___ Supplied information ___

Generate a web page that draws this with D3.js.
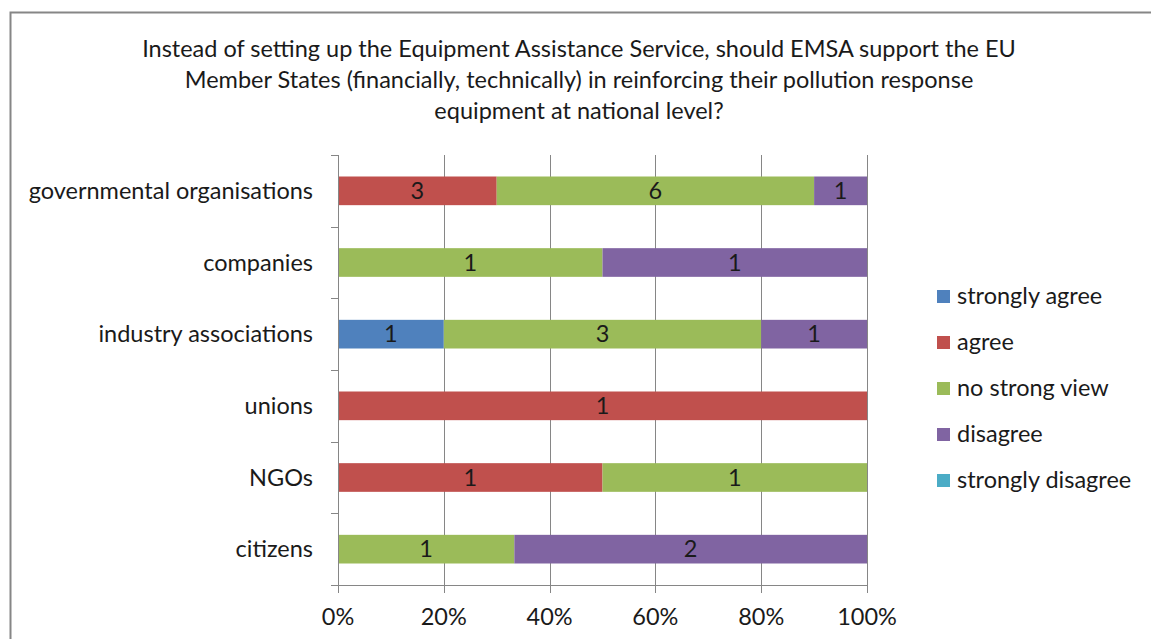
<!DOCTYPE html>
<html><head><meta charset="utf-8">
<script src="https://cdn.jsdelivr.net/npm/d3@7"></script>
<style>body{margin:0;background:#fff;}svg{display:block;font-family:Lato,"Open Sans",sans-serif;}</style>
</head><body>
<svg id="c" width="1151" height="639"></svg>
<script>
const titleLines = ["Instead of setting up the Equipment Assistance Service, should EMSA support the EU",
  "Member States (financially, technically) in reinforcing their pollution response",
  "equipment at national level?"];
const categories = ["governmental organisations","companies","industry associations","unions","NGOs","citizens"];
const seriesNames = ["strongly agree","agree","no strong view","disagree","strongly disagree"];
const seriesColors = ["#4F81BD","#C0504D","#9BBB59","#8064A2","#4BACC6"];
const stronglyAgree    = [0,0,1,0,0,0];
const agree            = [3,0,0,1,1,0];
const noStrongView     = [6,1,3,0,1,1];
const disagree         = [1,1,1,0,0,2];
const stronglyDisagree = [0,0,0,0,0,0];
const xTicks = [0,0.2,0.4,0.6,0.8,1];

const seriesValues = [stronglyAgree, agree, noStrongView, disagree, stronglyDisagree];
const svg = d3.select("#c");
const textColor = "#1a1a1a";
const gridColor = "#868686";
const fs = 23.5;

svg.append("rect").attr("x",10.5).attr("y",12.5).attr("width",1160).attr("height",650)
  .attr("fill","#fff").attr("stroke","#868686").attr("stroke-width",2);

svg.append("g").selectAll("text").data(titleLines).join("text")
  .attr("x",579).attr("y",(d,i)=>57+i*31).attr("text-anchor","middle")
  .attr("font-size",fs).attr("fill",textColor).text(d=>d);

const x = d3.scaleLinear().domain([0,1]).range([338,867]);
const y = d3.scaleBand().domain(categories).range([155,585]).paddingInner(0.6).paddingOuter(0.3);

// gridlines
svg.append("g").selectAll("line").data(xTicks).join("line")
  .attr("x1",d=>Math.round(x(d))+0.5).attr("x2",d=>Math.round(x(d))+0.5)
  .attr("y1",155).attr("y2",593).attr("stroke",gridColor).attr("stroke-width",1);

// bars
const stackData = categories.map((c,i)=>{
  const total = d3.sum(seriesValues, s=>s[i]);
  let acc = 0;
  return seriesValues.map((s,k)=>{ const v=s[i]; const x0=acc/total; acc+=v; return {cat:c, k, v, x0, x1:acc/total}; });
});
const segs = stackData.flat().filter(d=>d.v>0);
svg.append("g").selectAll("rect").data(segs).join("rect")
  .attr("x",d=>x(d.x0)).attr("width",d=>x(d.x1)-x(d.x0))
  .attr("y",d=>y(d.cat)).attr("height",y.bandwidth())
  .attr("fill",d=>seriesColors[d.k]);
svg.append("g").selectAll("text").data(segs).join("text")
  .attr("x",d=>(x(d.x0)+x(d.x1))/2).attr("y",d=>y(d.cat)+y.bandwidth()/2+8)
  .attr("text-anchor","middle").attr("font-size",fs).attr("fill",textColor).text(d=>d.v);

// y axis
const yb = [155, ...categories.map(c=>y(c)+y.bandwidth()/2+y.step()/2)];
svg.append("line").attr("x1",338.5).attr("x2",338.5).attr("y1",155).attr("y2",585).attr("stroke",gridColor);
svg.append("g").selectAll("line").data(yb).join("line")
  .attr("x1",331).attr("x2",338).attr("y1",d=>Math.round(d)+0.5).attr("y2",d=>Math.round(d)+0.5).attr("stroke",gridColor);
svg.append("g").selectAll("text").data(categories).join("text")
  .attr("x",313).attr("y",d=>y(d)+y.bandwidth()/2+8).attr("text-anchor","end")
  .attr("font-size",fs).attr("fill",textColor).text(d=>d);

// x axis
svg.append("line").attr("x1",331).attr("x2",867).attr("y1",585.5).attr("y2",585.5).attr("stroke",gridColor);
svg.append("g").selectAll("text").data(xTicks).join("text")
  .attr("x",d=>x(d)).attr("y",625).attr("text-anchor","middle")
  .attr("font-size",fs).attr("fill",textColor).text(d3.format(".0%"));

// legend
const lg = svg.append("g").selectAll("g").data(seriesNames).join("g")
  .attr("transform",(d,i)=>`translate(937,${296+i*46})`);
lg.append("rect").attr("x",0).attr("y",-6).attr("width",13).attr("height",13).attr("fill",(d,i)=>seriesColors[i]);
lg.append("text").attr("x",20).attr("y",8).attr("font-size",fs).attr("fill",textColor).text(d=>d);
</script>
</body></html>
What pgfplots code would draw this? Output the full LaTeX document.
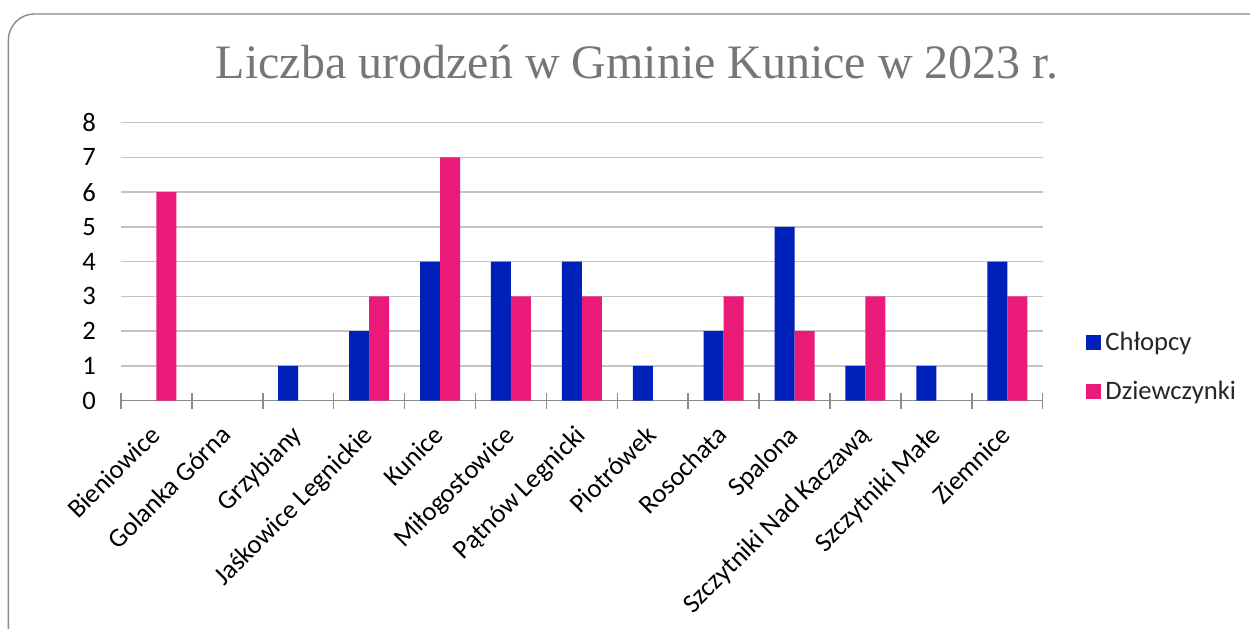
\documentclass[border=0pt]{standalone}
\usepackage{fontspec}
\setmainfont{Carlito}
\newfontfamily\titlefont{Liberation Serif}
\usepackage{pgfplots}
\pgfplotsset{compat=1.18}
\definecolor{cblue}{HTML}{0021B9}
\definecolor{cpink}{HTML}{E91A78}
\definecolor{gridc}{HTML}{C4C4C4}
\definecolor{axisc}{HTML}{8C8C8C}
\definecolor{framec}{HTML}{8A8A8A}
\definecolor{titlec}{HTML}{767676}
\begin{document}
\begin{tikzpicture}
\useasboundingbox (0,0) rectangle (625pt,314pt);
\fill[white] (0,0) rectangle (625pt,314pt);
\draw[framec, line width=0.7pt, rounded corners=13pt] (4.2pt,-30pt) rectangle (660pt,307pt);
\node[anchor=base, text=titlec, font=\titlefont\fontsize{24}{28}\selectfont, inner sep=0pt] at (318.5pt,274.5pt) {Liczba urodzeń w Gminie Kunice w 2023 r.};
\begin{axis}[
  at={(60.5pt,113.75pt)}, anchor=south west,
  scale only axis, width=460.85pt, height=138.9pt,
  ybar=0pt, bar width=10pt,
  xmin=-0.5, xmax=12.5, ymin=0, ymax=8,
  ytick={0,1,...,8},
  xtick={0,...,12},
  xticklabels={Bieniowice,Golanka Górna,Grzybiany,Jaśkowice Legnickie,Kunice,Miłogostowice,Pątnów Legnicki,Piotrówek,Rosochata,Spalona,Szczytniki Nad Kaczawą,Szczytniki Małe,Ziemnice},
  minor xtick={-0.5,0.5,...,12.5},
  axis lines*=left,
  y axis line style={draw=none},
  x axis line style={axisc, line width=0.75pt},
  major tick length=0pt,
  minor tick length=8pt,
  tick align=center,
  every minor tick/.style={axisc, line width=0.75pt},
  ymajorgrids, major grid style={gridc, line width=0.75pt},
  /pgf/number format/assume math mode=true,
  ticklabel style={font=\fontsize{13.3}{15}\selectfont, text=black},
  yticklabel style={xshift=-9pt},
  xticklabel style={xshift=-4pt, yshift=-10pt, rotate=45, anchor=north east, inner sep=1pt},
  legend style={at={(1.0405,0.1206)}, anchor=west, draw=none, fill=none,
    font=\fontsize{13.3}{15}\selectfont, text=black!85, row sep=9.75pt,
    /tikz/every even column/.append style={column sep=0pt}},
  legend cell align=left,
  legend image code/.code={\fill[#1] (0pt,-3.75pt) rectangle (7.5pt,3.75pt);},
  y filter/.expression={y==0 ? nan : y},
]
\addplot[fill=cblue, draw=none] coordinates {(0,0) (1,0) (2,1) (3,2) (4,4) (5,4) (6,4) (7,1) (8,2) (9,5) (10,1) (11,1) (12,4)};
\addplot[fill=cpink, draw=none] coordinates {(0,6) (1,0) (2,0) (3,3) (4,7) (5,3) (6,3) (7,0) (8,3) (9,2) (10,3) (11,0) (12,3)};
\legend{Chłopcy,Dziewczynki}
\end{axis}
\end{tikzpicture}
\end{document}
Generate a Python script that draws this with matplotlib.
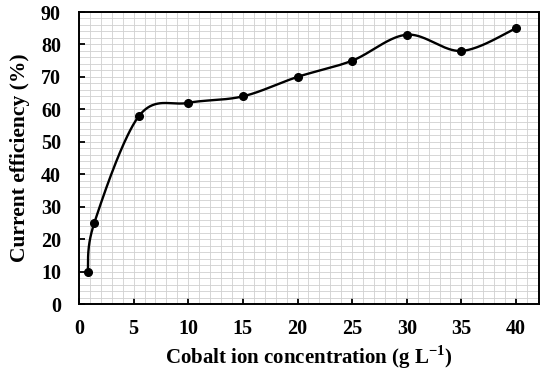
import numpy as np
import matplotlib
matplotlib.use('Agg')
import matplotlib.pyplot as plt
from matplotlib.ticker import MultipleLocator

plt.rcParams['font.family'] = ['Liberation Serif', 'DejaVu Serif']
plt.rcParams['font.weight'] = 'bold'
plt.rcParams['mathtext.fontset'] = 'custom'
plt.rcParams['mathtext.rm'] = 'Liberation Serif:bold'
plt.rcParams['mathtext.bf'] = 'Liberation Serif:bold'

# data
cobalt = [0.8, 1.4, 5.5, 10, 15, 20, 25, 30, 35, 40]
efficiency = [10, 25, 58, 62, 64, 70, 75, 83, 78, 85]


def smooth_curve(x, y, n=40):
    # Excel-like smoothed line (cubic Bezier, Catmull-Rom control points)
    x = np.asarray(x, float); y = np.asarray(y, float)
    px = np.concatenate([[x[0]], x, [x[-1]]])
    py = np.concatenate([[y[0]], y, [y[-1]]])
    xs, ys = [], []
    t = np.linspace(0, 1, n)
    for i in range(1, len(px) - 2):
        p0 = np.array([px[i], py[i]])
        p3 = np.array([px[i + 1], py[i + 1]])
        p1 = p0 + (np.array([px[i + 1], py[i + 1]]) - np.array([px[i - 1], py[i - 1]])) / 6
        p2 = p3 - (np.array([px[i + 2], py[i + 2]]) - np.array([px[i], py[i]])) / 6
        b = ((1 - t) ** 3)[:, None] * p0 + (3 * (1 - t) ** 2 * t)[:, None] * p1 \
            + (3 * (1 - t) * t ** 2)[:, None] * p2 + (t ** 3)[:, None] * p3
        xs.append(b[:, 0]); ys.append(b[:, 1])
    return np.concatenate(xs), np.concatenate(ys)


fig = plt.figure(figsize=(5.5, 3.72), dpi=100)
ax = fig.add_axes([79 / 550, (372 - 304) / 372, (539 - 79) / 550, (304 - 12) / 372])

sx, sy = smooth_curve(cobalt, efficiency)
ax.plot(sx, sy, color='black', lw=1.7, zorder=3)
ax.plot(cobalt, efficiency, 'o', color='black', ms=5.5, zorder=4)

ax.set_xlim(0, 42.1)
ax.set_ylim(0, 90)
ax.xaxis.set_major_locator(MultipleLocator(5))
ax.yaxis.set_major_locator(MultipleLocator(10))
ax.xaxis.set_minor_locator(MultipleLocator(1))
ax.yaxis.set_minor_locator(MultipleLocator(2))
ax.grid(which='both', color='#d0d0d0', lw=0.6, zorder=0)
ax.set_axisbelow(True)

ax.tick_params(which='major', direction='in', length=4, width=1.3, labelsize=14.5)
ax.tick_params(axis='x', pad=11)
ax.tick_params(axis='y', pad=13)
ax.tick_params(which='minor', length=0)
for lbl in ax.get_xticklabels() + ax.get_yticklabels():
    lbl.set_fontweight('bold')
for s in ax.spines.values():
    s.set_linewidth(1.4)

ax.set_xlabel('Cobalt ion concentration (g L$^{-1}$)', fontsize=15, fontweight='bold', labelpad=3)
ax.set_ylabel('Current efficiency (%)', fontsize=15.5, fontweight='bold', labelpad=8)

fig.savefig('out.png', dpi=100)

___

## [Set exercise]
Exactly the lines from the one with "Generate a Python" through the one with "return np.concatenate(xs), np.concatenate(ys)" are to be reproduced, and no pictures with them.

## [Problem solution]
Generate a Python script that draws this with matplotlib.
import numpy as np
import matplotlib
matplotlib.use('Agg')
import matplotlib.pyplot as plt
from matplotlib.ticker import MultipleLocator

plt.rcParams['font.family'] = ['Liberation Serif', 'DejaVu Serif']
plt.rcParams['font.weight'] = 'bold'
plt.rcParams['mathtext.fontset'] = 'custom'
plt.rcParams['mathtext.rm'] = 'Liberation Serif:bold'
plt.rcParams['mathtext.bf'] = 'Liberation Serif:bold'

# data
cobalt = [0.8, 1.4, 5.5, 10, 15, 20, 25, 30, 35, 40]
efficiency = [10, 25, 58, 62, 64, 70, 75, 83, 78, 85]


def smooth_curve(x, y, n=40):
    # Excel-like smoothed line (cubic Bezier, Catmull-Rom control points)
    x = np.asarray(x, float); y = np.asarray(y, float)
    px = np.concatenate([[x[0]], x, [x[-1]]])
    py = np.concatenate([[y[0]], y, [y[-1]]])
    xs, ys = [], []
    t = np.linspace(0, 1, n)
    for i in range(1, len(px) - 2):
        p0 = np.array([px[i], py[i]])
        p3 = np.array([px[i + 1], py[i + 1]])
        p1 = p0 + (np.array([px[i + 1], py[i + 1]]) - np.array([px[i - 1], py[i - 1]])) / 6
        p2 = p3 - (np.array([px[i + 2], py[i + 2]]) - np.array([px[i], py[i]])) / 6
        b = ((1 - t) ** 3)[:, None] * p0 + (3 * (1 - t) ** 2 * t)[:, None] * p1 \
            + (3 * (1 - t) * t ** 2)[:, None] * p2 + (t ** 3)[:, None] * p3
        xs.append(b[:, 0]); ys.append(b[:, 1])
    return np.concatenate(xs), np.concatenate(ys)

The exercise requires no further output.